@NCCapitol

@NCCapitol

NC education leaders: Transgender students' bathroom usage up to local school boards

Posted May 9, 2016 6:11 p.m. EDT
Updated May 9, 2016 6:20 p.m. EDT

House Bill 2

— As legal battles emerge over whether North Carolina's House Bill 2 discriminates against LGBT people, state education leaders say local school boards must decide where transgender students should use the bathroom.

House Bill 2 requires transgender people to use public bathrooms that match their birth gender. But the North Carolina Department of Public Instruction has not offered any guidance to the state's 115 public school systems about the law or its possible impact on transgender students.
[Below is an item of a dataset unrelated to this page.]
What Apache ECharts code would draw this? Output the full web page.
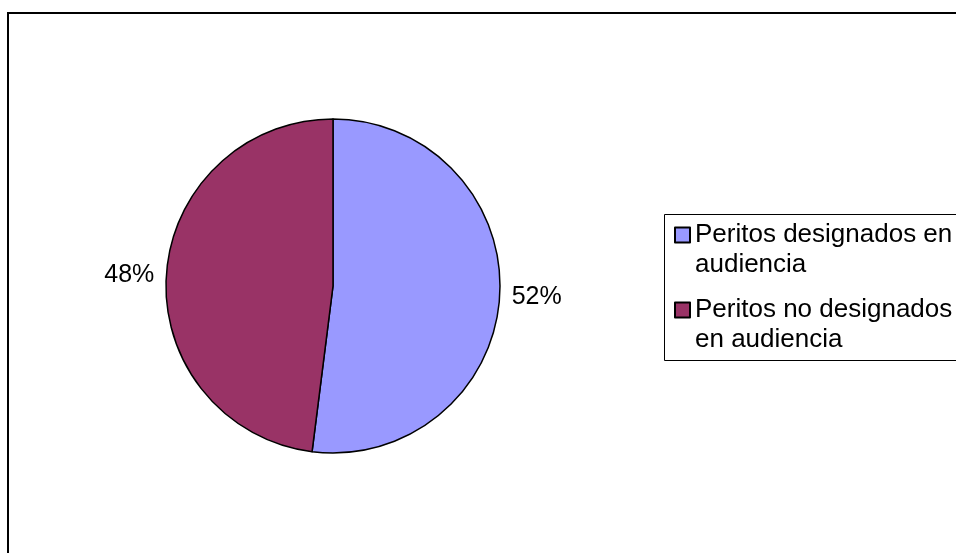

"That is a local question," said DPI spokeswoman Vanessa Jeter. "They seem to be handling bathroom issues well at the local level."

It's unclear exactly how many transgender students are enrolled in North Carolina public schools because DPI does "not collect data at this time," according to Jeter.

Attorneys for the Wake County Public School System are reviewing the law and recent developments to determine "what impact, if any, it has on our school system," according to spokeswoman Lisa Luten.

The Wake County school district does not have a policy on transgender students and bathroom use, according to Luten, but transgender students can request permission to use bathrooms matching their gender identity. The student must have permission from his or her parents.

"Just because they make a request doesn't mean it's granted," Luten said.

Some requests have been granted in the past, but Luten was not able to say how many because the district does not keep data on that. She also was not sure if any transgender students are currently using bathrooms matching their gender identity. She would need to contact every school to find out, she explained.

Some transgender students use private bathrooms or staff bathrooms in Wake County schools, Luten said.

In Durham Public Schools, House Bill 2 has not changed the way they handle bathroom usage, according to spokeswoman Chrissy Deal.

"We advise principals to work with the student and family individually to find a restroom he or she can use privately," she said. "The solutions may vary by school, but we leave that to the principals and team at the school. This is how it was handled prior to HB2 as well."

Although the solutions may vary, Deal says transgender students have never been allowed to use bathrooms matching their gender identity. Instead, schools may let them use a single-person bathroom or staff bathroom.

"We had been having this conversation before HB2 passed. We had a lawyer come in and give advice to our principals. We were beginning to see students come in with different levels of discomfort," Deal said. "Students' comfort, respect and dignity are at the top of our list of priorities."

The Durham County Board of Education has been vocal in its opposition to House Bill 2. Board members passed a resolution in April that called for the law to be repealed, saying that they oppose "discrimination, prejudice, homophobia, and transphobia."

NC may lose federal education funding

Since House Bill 2 was passed, education leaders have been waiting to see whether North Carolina will lose federal education funding because of it.

The state receives an estimated $4.5 billion in federal support each year for schools, roads, the environment and other programs, and such funding could be at risk if the government believes the state is flouting federal law.

Public schools alone account for about $1.4 billion in federal funding to the state. Bill Cobey, chairman of the State Board of Education, said losing that money would hurt the students who need the most support.

For example, more than 750,000 North Carolina students last year benefited from the program that subsidizes school lunches so that students from low-income families can eat lunch for free or at a reduced price, which received $505 million from the government.

The Every Student Succeeds Act, the successor to No Child Left Behind, provides $534 million in federal funds to the state to help low-income schools, as well as support English as a second language programs and education for homeless children.

The government also provides $306 million for special education programs through the Individuals with Disabilities Education Act and $32 million for career and technical education.